CHALLENGE » Find the lines with "that" in them and copy them out.

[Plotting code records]
• • • •
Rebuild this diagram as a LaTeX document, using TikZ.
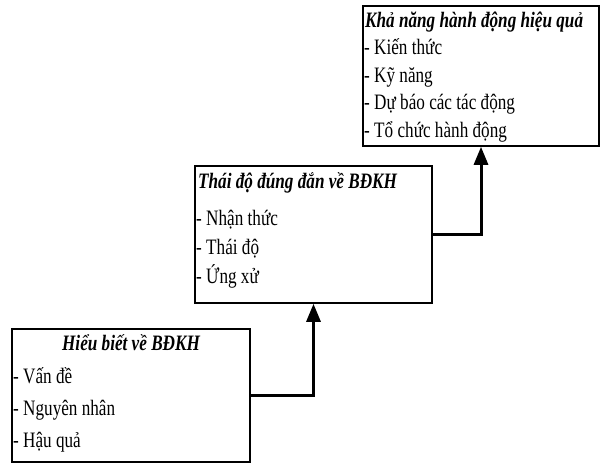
\documentclass[tikz,border=0pt]{standalone}
\usepackage{fontspec}
\setmainfont{Liberation Serif}[FakeStretch=0.78]
\usetikzlibrary{arrows.meta}
\tikzset{
  box/.style={draw=black, line width=1.6pt, rectangle, inner sep=0pt, fill=white},
  txt/.style={inner sep=0pt, anchor=base west, font=\fontsize{22}{26}\selectfont},
  ttl/.style={inner sep=0pt, anchor=base west, font=\fontsize{22}{26}\selectfont\bfseries\itshape},
  conn/.style={line width=3pt, -{Triangle[length=18pt,width=14pt]}}
}
\begin{document}
\begin{tikzpicture}[x=1pt,y=-1pt]
\useasboundingbox (0,0) rectangle (605,464);
% boxes
\node[box, minimum width=238pt, minimum height=133pt] (b1) at (131,395.5) {};
\node[box, minimum width=237pt, minimum height=137pt] (b2) at (313.5,234.5) {};
\node[box, minimum width=236pt, minimum height=140pt] (b3) at (481,76) {};
% box 1 texts
\node[ttl, anchor=base] (t1) at (131,350) {Hiểu biết về BĐKH};
\node[txt] (b1a) at (13,383) {- Vấn đề};
\node[txt] (b1b) at (13,415) {- Nguyên nhân};
\node[txt] (b1c) at (13,447) {- Hậu quả};
% box 2 texts
\node[ttl] (t2) at (198,188) {Thái độ đúng đắn về BĐKH};
\node[txt] (b2a) at (196,225) {- Nhận thức};
\node[txt] (b2b) at (196,254) {- Thái độ};
\node[txt] (b2c) at (196,283) {- Ứng xử};
% box 3 texts
\node[ttl] (t3) at (365,27) {Khả năng hành động hiệu quả};
\node[txt] (b3a) at (364,54) {- Kiến thức};
\node[txt] (b3b) at (364,82) {- Kỹ năng};
\node[txt] (b3c) at (364,109) {- Dự báo các tác động};
\node[txt] (b3d) at (364,137) {- Tổ chức hành động};
% connectors
\draw[conn] (b1.east) -| (b2.south);
\draw[conn] (b2.east) -| (b3.south);
\end{tikzpicture}
\end{document}
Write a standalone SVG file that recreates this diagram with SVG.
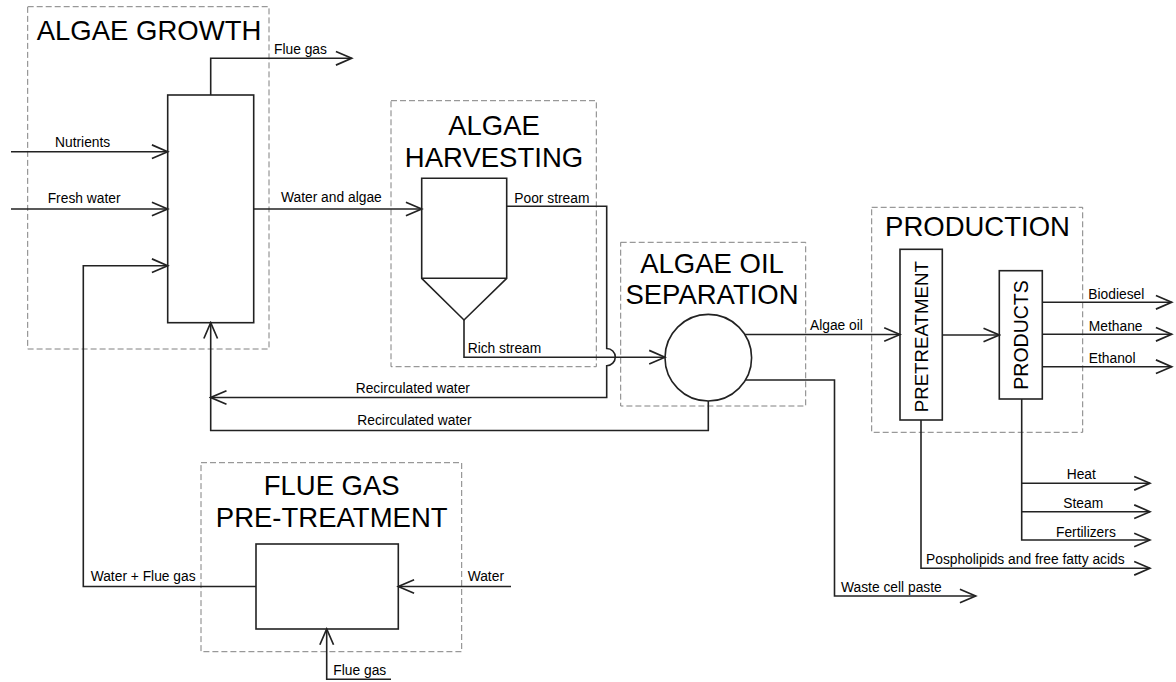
<svg xmlns="http://www.w3.org/2000/svg" width="1176" height="682" viewBox="0 0 1176 682">
<defs>
<style>
.zone{fill:none;stroke:#808080;stroke-width:1;stroke-dasharray:6 3}
.eq{fill:#fff;stroke:#222;stroke-width:1.6}
.ln{fill:none;stroke:#222;stroke-width:1.6}
.title{font-family:"Liberation Sans",Arial,sans-serif;font-size:27.5px;fill:#000;text-anchor:middle}
.lbl{font-family:"Liberation Sans",Arial,sans-serif;font-size:13.8px;fill:#000}
.vt{font-family:"Liberation Sans",Arial,sans-serif;font-size:19px;fill:#000;text-anchor:middle;dominant-baseline:central}
</style>
<marker id="arr" markerUnits="userSpaceOnUse" markerWidth="20" markerHeight="20" viewBox="-17 -9 19 18" refX="0" refY="0" orient="auto">
<path d="M-15,-6.5 L0,0 L-15,6.5" fill="none" stroke="#222" stroke-width="1.6"/>
</marker>
</defs>
<rect width="1176" height="682" fill="#fff"/>

<g id="algae-growth">
<rect class="zone" x="27.7" y="6.7" width="241.3" height="342.3"/>
<text class="title" x="149" y="40">ALGAE GROWTH</text>
<rect class="eq" x="167.7" y="95" width="86" height="227.7"/>
</g>

<g id="algae-harvesting">
<rect class="zone" x="391" y="100.7" width="205.3" height="266"/>
<text class="title" x="494" y="135">ALGAE</text>
<text class="title" x="494" y="166.7">HARVESTING</text>
<path class="eq" d="M421.7,178.3 H506.7 V278.3 L464,320 L421.7,278.3 Z"/>
<line class="ln" x1="421.7" y1="278.3" x2="506.7" y2="278.3"/>
</g>

<g id="algae-oil-separation">
<rect class="zone" x="620.7" y="242.3" width="185" height="163.7"/>
<text class="title" x="712" y="272.7">ALGAE OIL</text>
<text class="title" x="712" y="304">SEPARATION</text>
<circle class="eq" cx="708.3" cy="357.7" r="43.3"/>
</g>

<g id="production">
<rect class="zone" x="871.7" y="207.3" width="211" height="225"/>
<text class="title" x="977.5" y="235.7">PRODUCTION</text>
<g id="pretreatment">
<rect class="eq" x="900" y="249.3" width="42.3" height="170.7"/>
<text class="vt" transform="translate(921.2,336.7) rotate(-90)" style="font-size:18.7px">PRETREATMENT</text>
</g>
<g id="products">
<rect class="eq" x="999.3" y="270.7" width="43" height="128.3"/>
<text class="vt" transform="translate(1020.8,335) rotate(-90)" style="font-size:19.5px">PRODUCTS</text>
</g>
</g>

<g id="flue-gas-pretreatment">
<rect class="zone" x="201" y="462.7" width="260.7" height="189"/>
<text class="title" x="331.7" y="495">FLUE GAS</text>
<text class="title" x="331.7" y="527.3">PRE-TREATMENT</text>
<rect class="eq" x="256" y="544" width="142.3" height="85"/>
</g>

<g id="connectors">
<path class="ln" d="M210.7,95 V58.3 H351.7" marker-end="url(#arr)"/>
<path class="ln" d="M11,151.7 H167.7" marker-end="url(#arr)"/>
<path class="ln" d="M11,209 H167.7" marker-end="url(#arr)"/>
<path class="ln" d="M256,586.5 H83.3 V265.7 H167.7" marker-end="url(#arr)"/>
<path class="ln" d="M253.7,209 H421.7" marker-end="url(#arr)"/>
<path class="ln" d="M506.7,206.3 H606.7 V348.5 A8.6,8.6 0 0 1 606.7,365.7 V397.5 H210.7" marker-end="url(#arr)"/>
<path class="ln" d="M464,320 V357.2 H665" marker-end="url(#arr)"/>
<path class="ln" d="M708.3,401 V430.5 H210.7 V322.7" marker-end="url(#arr)"/>
<path class="ln" d="M744.9,334.5 H900" marker-end="url(#arr)"/>
<path class="ln" d="M745.4,380 H834.5 V596 H975.7" marker-end="url(#arr)"/>
<path class="ln" d="M942.3,335 H999.3" marker-end="url(#arr)"/>
<path class="ln" d="M1042.3,302.3 H1171.7" marker-end="url(#arr)"/>
<path class="ln" d="M1042.3,334.3 H1171.7" marker-end="url(#arr)"/>
<path class="ln" d="M1042.3,366.7 H1171.7" marker-end="url(#arr)"/>
<path class="ln" d="M1021.7,399 V540 H1150" marker-end="url(#arr)"/>
<path class="ln" d="M1021.7,483.3 H1150" marker-end="url(#arr)"/>
<path class="ln" d="M1021.7,511.7 H1150" marker-end="url(#arr)"/>
<path class="ln" d="M921,420 V568.3 H1150" marker-end="url(#arr)"/>
<path class="ln" d="M511,586.5 H398.3" marker-end="url(#arr)"/>
<path class="ln" d="M391,679.3 H326.7 V629" marker-end="url(#arr)"/>

<text class="lbl" x="274" y="54">Flue gas</text>
<text class="lbl" x="55" y="146.5">Nutrients</text>
<text class="lbl" x="47.7" y="202.5">Fresh water</text>
<text class="lbl" x="90.7" y="580.7">Water + Flue gas</text>
<text class="lbl" x="281" y="202">Water and algae</text>
<text class="lbl" x="514.3" y="203.3">Poor stream</text>
<text class="lbl" x="467.7" y="352.7">Rich stream</text>
<text class="lbl" x="355.7" y="392.7">Recirculated water</text>
<text class="lbl" x="357.3" y="425">Recirculated water</text>
<text class="lbl" x="810" y="330">Algae oil</text>
<text class="lbl" x="841" y="591.7">Waste cell paste</text>
<text class="lbl" x="1088.3" y="299">Biodiesel</text>
<text class="lbl" x="1088.8" y="330.5">Methane</text>
<text class="lbl" x="1088.8" y="362.7">Ethanol</text>
<text class="lbl" x="1066.7" y="479.3">Heat</text>
<text class="lbl" x="1063.3" y="508.3">Steam</text>
<text class="lbl" x="1056" y="536.7">Fertilizers</text>
<text class="lbl" x="926" y="564">Pospholipids and free fatty acids</text>
<text class="lbl" x="467.7" y="580.7">Water</text>
<text class="lbl" x="333.3" y="675">Flue gas</text>
</g>
</svg>
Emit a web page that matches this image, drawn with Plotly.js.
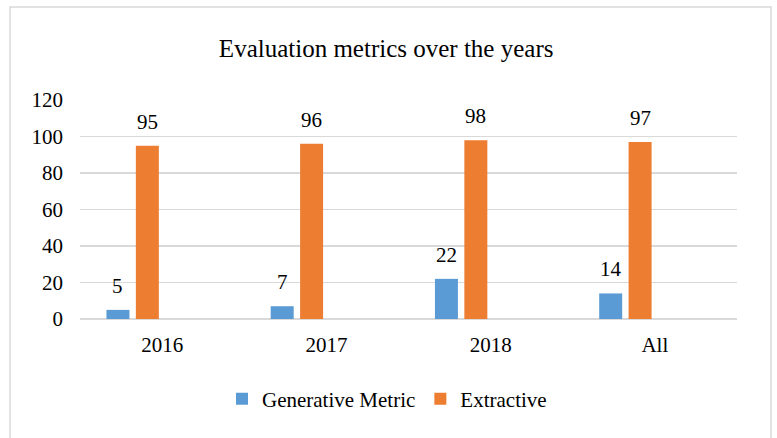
• • • •
ANSWER IN FULL »
Write a standalone SVG file that recreates this diagram with SVG.
Emit a web page that matches this image, drawn with Plotly.js.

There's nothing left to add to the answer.